What do you think about this? Could we have a nightly for them - and maybe a label too, just in case needed -, also with Haiku?
IMHO it would be cool if we can also have a nightly on Deepseek or something. Because
- Haiku has native function calling
- Deepseek doesn't, so the runs use different prompt/code/conversion/pydantic serialization/etc (it really affects stuff IMHO)
These integration tests are just like 6 tests currently (and I'm working on a seventh), but they do try to cover some things in real-like use that we just don't have coverage elsewhere.
Oh, also: at this time, the Deepseek API key defined on this repo is depleted. I doubt it's the original reason why the eval workflow wasn't working, but it looks like the first reason currently. 😅 Cc: @neubig
Thanks so much for digging in to this @enyst! I unfortunately am a bit short on time to look at this, but @mamoodi if you'd be able to take a look I'd love your comments.
I think we can remove that whole workflow eval-runner now..

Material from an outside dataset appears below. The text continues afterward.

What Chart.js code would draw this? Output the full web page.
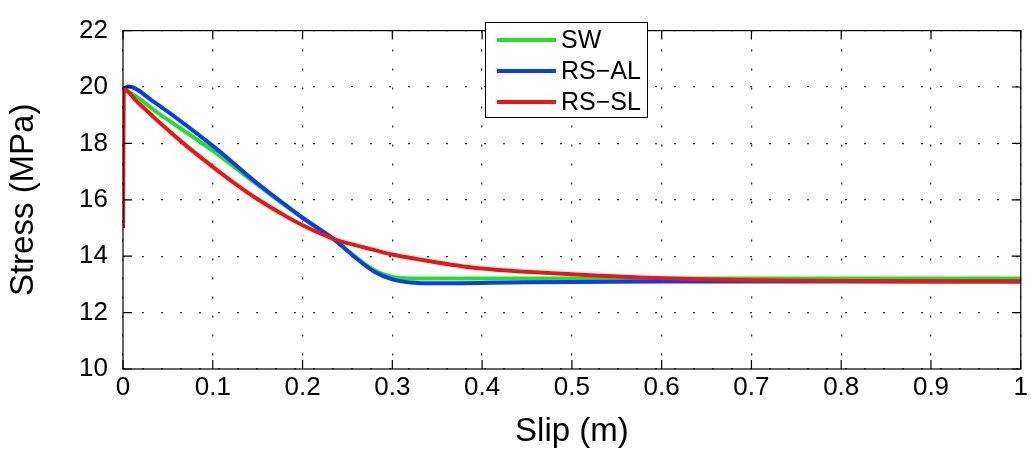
<!DOCTYPE html>
<html>
<head>
<meta charset="utf-8">
<script src="https://cdn.jsdelivr.net/npm/chart.js@4"></script>
<style>
  html, body { margin: 0; padding: 0; background: #fff; }
  #wrap { width: 1031px; height: 456px; position: relative; }
</style>
</head>
<body>
<div id="wrap"><canvas id="chart"></canvas></div>
<script>
// slip (m) and stress (MPa)
const swSlip   = [0, 0.015, 0.0335, 0.1, 0.151, 0.2, 0.236, 0.258, 0.28, 0.3, 0.32, 0.5, 0.8, 1.0];
const swStress = [19.92, 19.66, 19.21, 17.74, 16.5, 15.35, 14.56, 14.0, 13.5, 13.26, 13.21, 13.21, 13.21, 13.21];

const alSlip   = [0, 0.006, 0.0335, 0.1, 0.151, 0.2, 0.236, 0.258, 0.28, 0.3, 0.32, 0.35, 0.45, 0.6, 1.0];
const alStress = [19.92, 20.02, 19.49, 17.91, 16.55, 15.37, 14.58, 13.97, 13.45, 13.18, 13.07, 13.04, 13.08, 13.1, 13.1];

const slSlip   = [0, 0.001, 0.015, 0.0335, 0.052, 0.0703, 0.1, 0.1255, 0.151, 0.1807, 0.2, 0.236, 0.27, 0.3, 0.35, 0.4, 0.5, 0.6, 0.7, 0.8, 1.0];
const slStress = [15.0, 19.92, 19.5, 18.95, 18.42, 17.92, 17.17, 16.56, 16.0, 15.43, 15.1, 14.6, 14.3, 14.06, 13.78, 13.56, 13.36, 13.22, 13.15, 13.12, 13.1];

const seriesNames = ['SW', 'RS\u2212AL', 'RS\u2212SL'];
const xTickLabels = ['0', '0.1', '0.2', '0.3', '0.4', '0.5', '0.6', '0.7', '0.8', '0.9', '1'];
const yTickLabels = ['10', '12', '14', '16', '18', '20', '22'];

const FONT = "'Liberation Sans', Arial, sans-serif";

function pts(xs, ys) {
    return xs.map((x, i) => ({ x: x, y: ys[i] }));
}

// box, inward ticks and legend drawn like the matlab figure
const boxPlugin = {
    id: 'box',
    afterDraw(chart) {
        const ctx = chart.ctx;
        const a = chart.chartArea;
        const xs = chart.scales.x, ys = chart.scales.y;
        ctx.save();
        ctx.strokeStyle = '#000';
        ctx.lineWidth = 1.2;
        ctx.strokeRect(a.left, a.top, a.right - a.left, a.bottom - a.top);
        ctx.beginPath();
        xs.ticks.forEach(t => {
            const px = xs.getPixelForValue(t.value);
            ctx.moveTo(px, a.bottom); ctx.lineTo(px, a.bottom - 9);
            ctx.moveTo(px, a.top); ctx.lineTo(px, a.top + 9);
        });
        ys.ticks.forEach(t => {
            const py = ys.getPixelForValue(t.value);
            ctx.moveTo(a.left, py); ctx.lineTo(a.left + 9, py);
            ctx.moveTo(a.right, py); ctx.lineTo(a.right - 9, py);
        });
        ctx.stroke();

        // legend
        const lx = 485, ly = 22, lw = 162, lh = 95;
        ctx.fillStyle = '#fff';
        ctx.fillRect(lx, ly, lw, lh);
        ctx.lineWidth = 1;
        ctx.strokeRect(lx + 0.5, ly + 0.5, lw, lh);
        ctx.font = '25px ' + FONT;
        ctx.textBaseline = 'middle';
        chart.data.datasets.forEach((ds, i) => {
            const y = ly + 18 + i * 31;
            ctx.strokeStyle = ds.borderColor;
            ctx.lineWidth = 4;
            ctx.beginPath();
            ctx.moveTo(lx + 12, y); ctx.lineTo(lx + 71, y);
            ctx.stroke();
            ctx.fillStyle = '#000';
            ctx.fillText(ds.label, lx + 76, y + 1);
        });
        ctx.restore();
    }
};

const ctx = document.getElementById('chart').getContext('2d');
new Chart(ctx, {
    type: 'line',
    data: {
        datasets: [
            { label: seriesNames[0], data: pts(swSlip, swStress), borderColor: '#22e022', order: 3 },
            { label: seriesNames[1], data: pts(alSlip, alStress), borderColor: '#0a3cf0', order: 2 },
            { label: seriesNames[2], data: pts(slSlip, slStress), borderColor: '#f01414', order: 1 }
        ]
    },
    options: {
        responsive: true,
        maintainAspectRatio: false,
        animation: false,
        layout: { padding: { top: 15, right: 2, left: 0, bottom: 0 } },
        elements: {
            line: { borderWidth: 4, cubicInterpolationMode: 'monotone', fill: false },
            point: { radius: 0 }
        },
        plugins: {
            legend: { display: false },
            tooltip: { enabled: false }
        },
        scales: {
            x: {
                type: 'linear',
                min: 0,
                max: 1,
                afterFit(scale) { scale.height = 87; },
                ticks: {
                    stepSize: 0.1,
                    color: '#000',
                    padding: 3,
                    maxRotation: 0,
                    font: { family: FONT, size: 26 },
                    callback: (v, i) => xTickLabels[i]
                },
                grid: {
                    color: '#333',
                    lineWidth: 1.3,
                    drawTicks: false
                },
                border: { display: false, dash: [2, 17] },
                title: {
                    display: true,
                    text: 'Slip (m)',
                    color: '#000',
                    padding: { top: 2 },
                    font: { family: FONT, size: 33 }
                }
            },
            y: {
                min: 10,
                max: 22,
                afterFit(scale) { scale.width = 123; },
                ticks: {
                    stepSize: 2,
                    color: '#000',
                    padding: 15,
                    font: { family: FONT, size: 26 },
                    callback: (v, i) => yTickLabels[i]
                },
                grid: {
                    color: '#333',
                    lineWidth: 1.3,
                    drawTicks: false
                },
                border: { display: false, dash: [2, 17] },
                title: {
                    display: true,
                    text: 'Stress (MPa)',
                    color: '#000',
                    padding: { bottom: 4 },
                    font: { family: FONT, size: 33 }
                }
            }
        }
    },
    plugins: [boxPlugin]
});
</script>
</body>
</html>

I think we can remove that whole workflow eval-runner now..
Sorry, does the new one give results for download? (the .jsonl and other files)
You're right. That's missing. Have to see what the file limit size is for comments lol
This issue is stale because it has been open for 30 days with no activity. Remove stale label or comment or this will be closed in 7 days.
This issue is stale because it has been open for 30 days with no activity. Remove stale label or comment or this will be closed in 7 days.
Alright I think we can close this now. Also I think we can remove the eval-runner workflow now right? :)
Yes, I think so. Thank you!